Se llamaba Pilar. Con 16 años dio el paso más importante de su existencia. Decidió entregar su respiración, sus latidos y su amor a la persona de Cristo en un Convento. Parecía que una poderosa fuerza tiraba de ella con correas de cariño y no la soltaba. Era el Esposo, con Mayúscula. Lo que Pilar no acababa de comprender era cómo contentar a un marido tan distinto.
Y un día, después de haber rezado en un convento, el de Belvís, supo que su vocación era la de madre dominica. Ser Madre de esta forma no iba a ser fácil, pero sin duda era lo que andaba buscando. Había escuchado a otras rezar ante la Virgen del Portal, para saber qué camino seguir en la vida. La Virgen, muchas veces hablaba claro, “hija, tu camino es el Convento”. Pero a veces las excusas aparecían: “tú cállate, Niño Jesús, que estoy hablando con tu Madre, santa María”. Pilar hablaba en serio, estaba decidida a lo que Dios le sugería.
Los parientes de sor Pilar se sorprendieron un poco ante la gran “fortaleza” de Belvís. Los grandes muros del convento y aquellas rejas enormes imponían a cualquier visitante. Veían feliz a aquella familiar suya, que acudía a saludarles con un velo sobre su rostro. Todo gran tesoro, merece ser guardado del asalto de los ladrones. No son paredes que impedían escapar a Sor Pilar, eran escondites para los bandidos que querían asaltar el amor de Dios y su guardia femenina personal.

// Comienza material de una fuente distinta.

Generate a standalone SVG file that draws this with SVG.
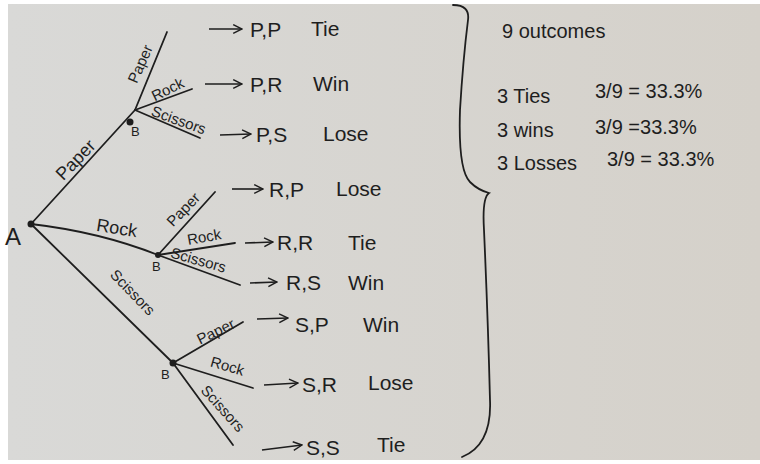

Desde la Iglesia se podía ver rezar a sor Pilar junto a sus compañeras. A los más pequeños de casa le decían dónde se sentaba ella y le lanzaban un beso o un saludo con la manita. Todos, incluso los de más edad, la buscaban de reojo con la mirada, porque querían conservar esos momentos durante toda la semana o todo el mes. Cuando los papás de sor Pilar se pusieron enfermos, ella acudía alguna vez a cuidarles.
En el locutorio, ese lugar donde uno puede visitar a estas Madres tan particulares, la familia se enteraba de muchas cosas. Sor Pilar les contaba con entusiasmo sus tareas. Como se le daba bien bordar, tenía muchos encargos costureros y “modisteros”. Hablaba del coro, uno de esos lugares predilectos desde los cuales rezar y cantar a nuestro Dios. De los turnos de cocina, lavandería, huerta o limpieza, donde alguna vez personas de vida seria como ellas, también se salpicaban despertando alguna risa. Y en los tiempos de recreo alguna vez les llamaba por teléfono y preguntaba qué tal iban los que llevaban su sangre y su apellido. Porque ahora tenía dos familias.
“Es una vida de entrega, hijo”, le decía muy solemne la cuñada de sor Pilar a su hijo Jesús. Y el chaval cuando iba al colegio, por si arañaba un puntito más al profe de Religión, levantaba la mano para decir: Yo tengo una tía monja, ¿sabía? Los compañeros le preguntaban cómo era un día en esa casa tan grande. Y que seguro que había pasadizos secretos y subterráneos escondidos tras esos muros misteriosos.
Hoy sor Pilar reza mucho. Sabe que es lo más importante. Reza por muchos que no nos atrevemos a rezar, o por los que nos despistamos en medio te tantos ruidos y tantas prisas. Se le han juntado algunas vocaciones nuevas de la India, porque las jóvenes de España parece que andan algo despistadas. Ella sabe que la vida da muchas vueltas y que el poder de Dios y su amor están por encima de los cálculos de los hombres. Ser mujer. Ser para Cristo. Ser una guardiana de los demás hombres y mujeres. Y no tenemos nada más que añadir, porque ha elegido la mejor parte.